Amazon et le jazz

Amateurs de jazz, buongiorno. Bien, aujourd’hui, on vous le dit d’emblée, on sera plus économiste que jazz. C’est ennuyeux ? Oui, on le sait. Mais bon, on veut rendre service, car la chaîne des bouleversements sur les flancs, et non le flanc, de la distribution ne cesse de progresser à un rythme toujours plus rapide et ample. Autrement dit, aussi vertical qu’horizontal. Grâce ou à cause, c’est selon, d’une seule et même compagnie : Amazon.
À des fins de logique comme de clarté, on se doit de suivre la chronologie des faits inhérents à la stratégie d’Amazon et donc de rappeler certains d’entre eux avant de s’attarder à ceux observés tout récemment. Il y a environ 13 mois de cela, cette compagnie a ouvert une immense librairie-disquaire à Seattle, où est situé son siège social, avant d’en inaugurer une deuxième à San Diego. Dans la foulée, le Wall Street Journal (WSJ) soulignait que le plan jusque-là secret de l’entreprise consistait à avoir pignon sur rue dans 250 villes en Amérique du Nord, et pas seulement aux États-Unis, d’ici cinq ans.
Le « scoop » du WJS avait d’autant plus surpris que le plan original (1995) de Jeff Bezos, le fondateur et p.-d.g., était de livrer une concurrence tous azimuts aux chaînes de magasins, les HMV, Archambault-Renaud-Bray et autres, par l’entremise de commandes réalisées par Internet, donc avec moins d’intermédiaires. Dans un premier temps, la force de frappe déployée par Amazon fit d’énormes dégâts puisqu’elle mit sur la paille les réseaux des grandes surfaces Borders et Tower Records en plus de fragiliser passablement Barnes & Nobles et HMV. Dans le cas de cette dernière, la faillite a été évitée de justesse il y a six ou sept ans.
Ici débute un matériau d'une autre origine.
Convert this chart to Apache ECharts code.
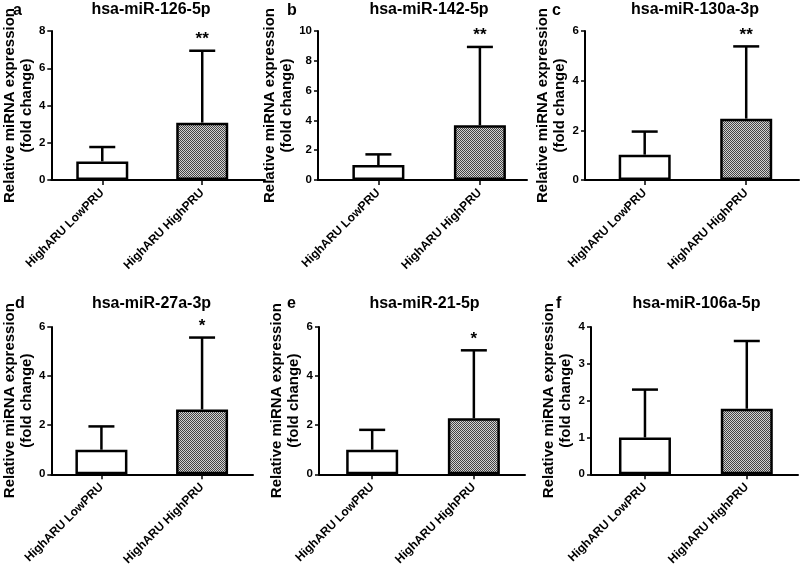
<!DOCTYPE html>
<html><head><meta charset="utf-8">
<script src="https://cdn.jsdelivr.net/npm/echarts@6/dist/echarts.min.js"></script>
<style>html,body{margin:0;padding:0;background:#fff}#c{width:800px;height:568px}</style>
</head><body><div id="c"></div>
<script>
// ---- data ----
const categories = ['HighARU LowPRU', 'HighARU HighPRU'];
const panelLetters = ['a', 'b', 'c', 'd', 'e', 'f'];
const panelTitles = ['hsa-miR-126-5p', 'hsa-miR-142-5p', 'hsa-miR-130a-3p', 'hsa-miR-27a-3p', 'hsa-miR-21-5p', 'hsa-miR-106a-5p'];
const mean126 = [1.00, 3.08]; const sd126 = [0.77, 3.86];
const mean142 = [1.00, 3.67]; const sd142 = [0.72, 5.26];
const mean130a = [1.02, 2.47]; const sd130a = [0.93, 2.91];
const mean27a = [1.00, 2.64]; const sd27a = [0.95, 2.93];
const mean21 = [1.00, 2.28]; const sd21 = [0.81, 2.77];
const mean106a = [1.00, 1.78]; const sd106a = [1.30, 1.84];
const significance = ['**', '**', '**', '*', '*', ''];
const yMaxes = [8, 10, 6, 6, 6, 4];
const yIntervals = [2, 2, 2, 2, 2, 1];
const yAxisName = 'Relative miRNA expression\n(fold change)';

const means = [mean126, mean142, mean130a, mean27a, mean21, mean106a];
const sds = [sd126, sd142, sd130a, sd27a, sd21, sd106a];

// ---- layout (positions only) ----
const gridBoxes = [
  {left: 48, top: 31, width: 217, height: 149, xmin: -0.51, xmax: 1.628, titleX: 151, titleY: 2, letterX: 13, letterY: 3},
  {left: 318, top: 31, width: 209, height: 149, xmin: -0.595, xmax: 1.464, titleX: 429, titleY: 2, letterX: 287, letterY: 3},
  {left: 585, top: 31, width: 214, height: 149, xmin: -0.588, xmax: 1.520, titleX: 695, titleY: 2, letterX: 552, letterY: 3},
  {left: 49, top: 327, width: 204, height: 148, xmin: -0.498, xmax: 1.506, titleX: 151.5, titleY: 296, letterX: 15, letterY: 296},
  {left: 319, top: 327, width: 206, height: 148, xmin: -0.523, xmax: 1.503, titleX: 424.5, titleY: 296, letterX: 287, letterY: 296},
  {left: 591, top: 327, width: 207, height: 148, xmin: -0.530, xmax: 1.503, titleX: 696.5, titleY: 296, letterX: 556, letterY: 296}
];

const FONT = '"Liberation Sans", Arial, sans-serif';

// checkered fill pattern
const pc = document.createElement('canvas');
pc.width = 2; pc.height = 2;
const g = pc.getContext('2d');
g.fillStyle = '#d2d2d2'; g.fillRect(0, 0, 2, 2);
g.fillStyle = '#444444'; g.fillRect(0, 0, 1, 1); g.fillRect(1, 1, 1, 1);
const patternFill = {image: pc, repeat: 'repeat'};

const grids = [], xAxes = [], yAxes = [], series = [], titles = [];
gridBoxes.forEach((b, i) => {
  grids.push({left: b.left, top: b.top, width: b.width, height: b.height, containLabel: false});
  xAxes.push({
    gridIndex: i, type: 'value', min: b.xmin, max: b.xmax,
    splitLine: {show: false},
    axisLine: {show: true, onZero: false, lineStyle: {color: '#000', width: 2}},
    axisTick: {show: true, customValues: [0, 1], length: 5, lineStyle: {color: '#000', width: 1.5}},
    axisLabel: {customValues: [0, 1], formatter: v => categories[Math.round(v)] || '', rotate: 45, margin: 11,
      color: '#000', fontWeight: 'bold', fontSize: 12, fontFamily: FONT}
  });
  yAxes.push({
    gridIndex: i, type: 'value', min: 0, max: yMaxes[i], interval: yIntervals[i],
    splitLine: {show: false},
    axisLine: {show: true, onZero: false, lineStyle: {color: '#000', width: 2}},
    axisTick: {show: true, length: 4, lineStyle: {color: '#000', width: 1.5}},
    axisLabel: {margin: 6, color: '#000', fontWeight: 'bold', fontSize: 11.5, fontFamily: FONT},
    name: yAxisName, nameLocation: 'middle', nameGap: 11,
    nameTextStyle: {color: '#000', fontWeight: 'bold', fontSize: 15, lineHeight: 17, fontFamily: FONT}
  });
  const m = means[i], s = sds[i];
  series.push({
    type: 'bar', xAxisIndex: i, yAxisIndex: i, barWidth: 52, silent: true,
    data: m.map((v, k) => ({value: [k, v], itemStyle: {color: k === 0 ? '#fff' : patternFill, borderColor: '#000', borderWidth: 2.5}}))
  });
  series.push({
    type: 'custom', xAxisIndex: i, yAxisIndex: i, silent: true, z: 3,
    data: m.map((v, k) => [k, v, s[k]]),
    renderItem: (params, api) => {
      const x = api.value(0), mv = api.value(1), sv = api.value(2);
      const p0 = api.coord([x, mv]); const p1 = api.coord([x, mv + sv]);
      const st = {stroke: '#000', lineWidth: 2.5};
      return {type: 'group', children: [
        {type: 'line', shape: {x1: p0[0], y1: p0[1], x2: p1[0], y2: p1[1]}, style: st},
        {type: 'line', shape: {x1: p1[0] - 13, y1: p1[1], x2: p1[0] + 13, y2: p1[1]}, style: st}
      ]};
    }
  });
  if (significance[i]) {
    series.push({
      type: 'custom', xAxisIndex: i, yAxisIndex: i, silent: true, z: 4,
      data: [[1, m[1] + s[1]]],
      renderItem: (params, api) => {
        const p = api.coord([api.value(0), api.value(1)]);
        return {type: 'text', x: p[0], y: p[1] - 3, style: {text: significance[i], textAlign: 'center', textVerticalAlign: 'bottom',
          font: 'bold 17px ' + FONT, fill: '#000'}};
      }
    });
  }
  titles.push({text: panelTitles[i], left: b.titleX, top: b.titleY, textAlign: 'center', padding: 0,
    textStyle: {color: '#000', fontWeight: 'bold', fontSize: 16, fontFamily: FONT}});
  titles.push({text: panelLetters[i], left: b.letterX, top: b.letterY, padding: 0,
    textStyle: {color: '#000', fontWeight: 'bold', fontSize: 16, fontFamily: FONT}});
});

const chart = echarts.init(document.getElementById('c'), null, {renderer: 'canvas'});
chart.setOption({
  backgroundColor: '#fff', animation: false,
  title: titles, grid: grids, xAxis: xAxes, yAxis: yAxes, series: series
});
</script></body></html>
Cela étant, en 2013-2014, la haute direction d’Amazon constata qu’elle ne serait pas en mesure de livrer le rendement sur l’avoir des actionnaires qu’elle s’était engagée à atteindre en 2015, soit 20 ans après sa création. La raison était toute simple : les indépendants avaient résisté beaucoup mieux que ce qui avait été prévu. Au terme d’une enquête sur cet aspect du dossier, les journalistes du New York Times avaient découvert que, selon les recherches de firmes en marketing, le principal moteur quotidien des ventes de disques comme d’ailleurs des livres était… les anniversaires ! Mais encore ? Une fille ou un gars se rend chez l’indépendant, lui signale que le père aime Duke Ellington, et vous devinez le reste.
Depuis lors, Bezos et ses collègues ont imprimé un certain nombre de modifications sur la stratégie d’origine. Dans le cas qui nous occupe, soit le jazz et le blues, Amazon s’en tient de plus en plus à un rôle d’intermédiaire entre les étiquettes et nous, les consommateurs, plutôt qu’à un rôle de vendeur et de distributeur. Au cours des deux dernières années, la compagnie a signé des ententes de distribution avec près de 2300 étiquettes de jazz et de blues à travers le monde.
Ensuite ? À la fin de décembre, les limiers de l’agence de presse Reuters ont découvert qu’Amazon disposait désormais d’une flotte composée de 40 avions loués et faisant la navette entre dix aéroports situés à proximité de leurs entrepôts répartis sur le territoire américain. Dénominateur commun de ces aéroports ? Ils sont situés assez loin des « gros », soit là où les frais d’utilisation des infrastructures sont moins élevés. Aujourd’hui, Amazon est en mesure de livrer une concurrence plus musclée à UPS et FedEx pour ce qui a trait à la rapidité de livraison.
Dans son usage des avions, Amazon a intégré une variable particulière. Aux disques et livres qui ont été commandés et donc rassemblés dans un Boeing ou autre, les gestionnaires ajoutent depuis peu et en permanence des produits légers. Oui, des kleenex, des essuie-tout, etc. Car il se trouve qu’au cours du présent mois, un nouveau type de magasin va être ouvert au public.
En effet, lors des dernières semaines, Amazon a expérimenté une épicerie sans caisses ouverte seulement à ses employés. Pour faire court, à moyen terme, l’objectif est le suivant : livrer une concurrence plus prononcée à Wal-Mart, qui combine produits alimentaires avec CD, DVD, etc.
Résultat net : la combinaison des variables évoquées et introduites depuis l’exercice 2014-2015 permet des économies d’échelle importantes. Au ras des pâquerettes, on s’est rendu compte que, comparativement à Archambault–Renaud-Bray, on faisait une économie moyenne de 6 à 7 $ sur bien des disques de jazz et de blues.